Il faut savoir définir ses priorités. Il faut aussi faire certaines choses pour soi-même, parce que vous savez, nous les femmes, nous pouvons faire plusieurs choses à la fois. Nous pouvons faire tellement de choses : nous gérons la maison, nous nous occupons du budget, nous prévoyons les repas. Je veux dire qu’il faudrait inventer un nouvel adjectif pour décrire ce que les femmes font.
Alors parfois, il faut prendre quelques minutes, ou une heure, juste pour soi-même. Faire une manucure ou une pédicure est toujours un moyen de tout oublier parce que, vous savez, on a un petit massage et cela vous fait du bien un instant.
J’ai adoré tout ce que j’ai fait avec OPI, mais mes enfants et mon mari sont ma plus grande passion. La famille est toujours en première position. C’est comme cela que j’ai grandi, et dans ce monde de dingues, c’est votre famille qui est toujours là.
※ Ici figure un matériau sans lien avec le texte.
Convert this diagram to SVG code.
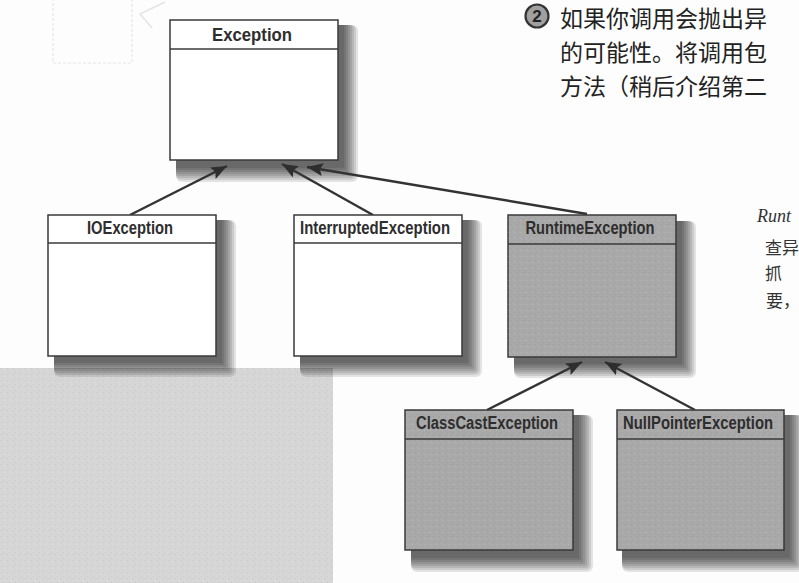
<svg xmlns="http://www.w3.org/2000/svg" xmlns:xlink="http://www.w3.org/1999/xlink" width="799" height="583" viewBox="0 0 799 583">
<style>
.box{stroke:#3a3a3a;stroke-width:1.5}
.white{fill:#ffffff}
.grey{fill:#a9a9a9}
.div{stroke:#3a3a3a;stroke-width:1.4;fill:none}
.lbl{font-family:"Liberation Sans",Arial,sans-serif;font-weight:bold;font-size:17.5px;fill:#2e2e2e}
.conn{stroke:#333;stroke-width:2.4;fill:none;marker-end:url(#tri)}
.cjk{font-family:"Noto Sans CJK SC",sans-serif;font-size:23px;fill:#222}
.hand{font-family:"Noto Sans CJK SC",sans-serif;font-size:17px;fill:#333}
.sl{fill:#000;opacity:0.1}
</style>
<defs>
<g id="shd">
<rect class="sl" x="6" y="5" width="182" height="157" rx="6"/>
<rect class="sl" x="6" y="5" width="180" height="155" rx="5"/>
<rect class="sl" x="6" y="5" width="178" height="153" rx="4"/>
<rect class="sl" x="6" y="5" width="176" height="151" rx="3"/>
<rect class="sl" x="6" y="5" width="174" height="149" rx="2"/>
<rect class="sl" x="6" y="5" width="172" height="147" rx="1"/>
<rect class="sl" x="6" y="5" width="170" height="145"/>
<rect class="sl" x="6" y="5" width="168" height="143"/>
</g>
<pattern id="speck" width="6" height="6" patternUnits="userSpaceOnUse">
<rect x="1" y="2" width="1" height="1" fill="#000" opacity="0.08"/>
<rect x="4" y="4" width="1" height="1" fill="#fff" opacity="0.15"/>
<rect x="3" y="0" width="1" height="1" fill="#000" opacity="0.06"/>
</pattern>
<marker id="tri" markerUnits="userSpaceOnUse" markerWidth="18" markerHeight="14" refX="16" refY="6.5" orient="auto">
<path d="M0,0 L16,6.5 L0,13 L3,6.5 z" fill="#2e2e2e"/>
</marker>
</defs>
<rect width="799" height="583" fill="#fdfdfd"/>

<!-- faint scan marks -->
<rect x="53" y="-2" width="79" height="65" fill="none" stroke="#e6e6e6" stroke-width="1.2" stroke-dasharray="3 2"/>
<path d="M165,2 L140,14 L152,28" fill="none" stroke="#e4e4e4" stroke-width="1.5"/>

<!-- grey bleed-through block -->
<rect x="0" y="368" width="333" height="215" fill="#d6d6d6"/>
<rect x="0" y="368" width="333" height="215" fill="url(#speck)"/>

<!-- top text -->
<g id="note-top">
<circle cx="537" cy="16" r="11.5" fill="#a0a0a0" stroke="#333" stroke-width="2.2"/>
<text x="537" y="22" text-anchor="middle" style="font-family:'Liberation Sans',Arial,sans-serif;font-weight:bold;font-size:17px;fill:#222">2</text>
<text class="cjk" x="560" y="27">如果你调用会抛出异</text>
<text class="cjk" x="560" y="61">的可能性。将调用包</text>
<text class="cjk" x="560" y="95">方法（稍后介绍第二</text>
</g>

<!-- handwritten side note -->
<g id="note-side">
<text x="757" y="222" style="font-family:'Liberation Serif',serif;font-style:italic;font-size:18px;fill:#333">Runt</text>
<text class="hand" x="765" y="254">查异</text>
<text class="hand" x="765" y="280">抓</text>
<text class="hand" x="766" y="307">要，</text>
</g>

<!-- drop shadows -->
<g id="shadows">
<use xlink:href="#shd" href="#shd" x="170" y="20"/>
<use xlink:href="#shd" href="#shd" x="48" y="215"/>
<use xlink:href="#shd" href="#shd" x="294" y="215"/>
<use xlink:href="#shd" href="#shd" x="508" y="216"/>
<use xlink:href="#shd" href="#shd" x="405" y="410"/>
<use xlink:href="#shd" href="#shd" x="616" y="410"/>
</g>

<g id="connectors">
<line class="conn" x1="130" y1="215" x2="227" y2="166"/>
<line class="conn" x1="373" y1="215" x2="282" y2="164"/>
<line class="conn" x1="587" y1="214" x2="307" y2="167"/>
<line class="conn" x1="487" y1="410" x2="582" y2="362"/>
<line class="conn" x1="695" y1="410" x2="605" y2="362"/>
</g>

<g id="exception">
<rect class="box white" x="170" y="20" width="168" height="140"/>
<line class="div" x1="170" y1="49" x2="338" y2="49"/>
<text class="lbl" x="252" y="41" text-anchor="middle" style="font-size:18.5px" textLength="80" lengthAdjust="spacingAndGlyphs">Exception</text>
</g>

<g id="ioexception">
<rect class="box white" x="48" y="215" width="168" height="141"/>
<line class="div" x1="48" y1="243" x2="216" y2="243"/>
<text class="lbl" x="130" y="234" text-anchor="middle" textLength="86" lengthAdjust="spacingAndGlyphs">IOException</text>
</g>

<g id="interruptedexception">
<rect class="box white" x="294" y="215" width="168" height="141"/>
<line class="div" x1="294" y1="243" x2="462" y2="243"/>
<text class="lbl" x="375" y="234" text-anchor="middle" textLength="150" lengthAdjust="spacingAndGlyphs">InterruptedException</text>
</g>

<g id="runtimeexception">
<rect class="box grey" x="508" y="215" width="168" height="142"/>
<rect x="508" y="215" width="168" height="142" fill="url(#speck)"/>
<line class="div" x1="508" y1="244" x2="676" y2="244"/>
<text class="lbl" x="590" y="234" text-anchor="middle" textLength="129" lengthAdjust="spacingAndGlyphs">RuntimeException</text>
</g>

<g id="classcastexception">
<rect class="box grey" x="405" y="410" width="168" height="140"/>
<rect x="405" y="410" width="168" height="140" fill="url(#speck)"/>
<line class="div" x1="405" y1="439" x2="573" y2="439"/>
<text class="lbl" x="487" y="429" text-anchor="middle" textLength="142" lengthAdjust="spacingAndGlyphs">ClassCastException</text>
</g>

<g id="nullpointerexception">
<rect class="box grey" x="617" y="410" width="167" height="140"/>
<rect x="617" y="410" width="167" height="140" fill="url(#speck)"/>
<line class="div" x1="617" y1="439" x2="784" y2="439"/>
<text class="lbl" x="698" y="429" text-anchor="middle" textLength="150" lengthAdjust="spacingAndGlyphs">NullPointerException</text>
</g>
</svg>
A la fin du livre, vous expliquez que votre nouvelle passion est de transmettre tout ce que vous avez appris pendant votre voyage avec OPI à la prochaine génération, l’dor v’ador. Pourquoi est-ce si important pour vous de partager votre histoire ?
Je pense que raconter son histoire est très important. J’ai le sentiment qu’il est de mon devoir de former des nouveaux leaders qui sont dans ce domaine d’activité, et la philanthropie.
C’est si important de pouvoir partager avec d’autres gens et d’inspirer d’autres personnes pour faire de grandes choses. Et j’ai le sentiment que c’est ce que je peux faire de mieux maintenant. Il ne faut pas sous-estimer l’importance de la transmission de son histoire.
Et nous les femmes, que faisons-nous le mieux quand nous nous réunissons ? Nous racontons des histoires.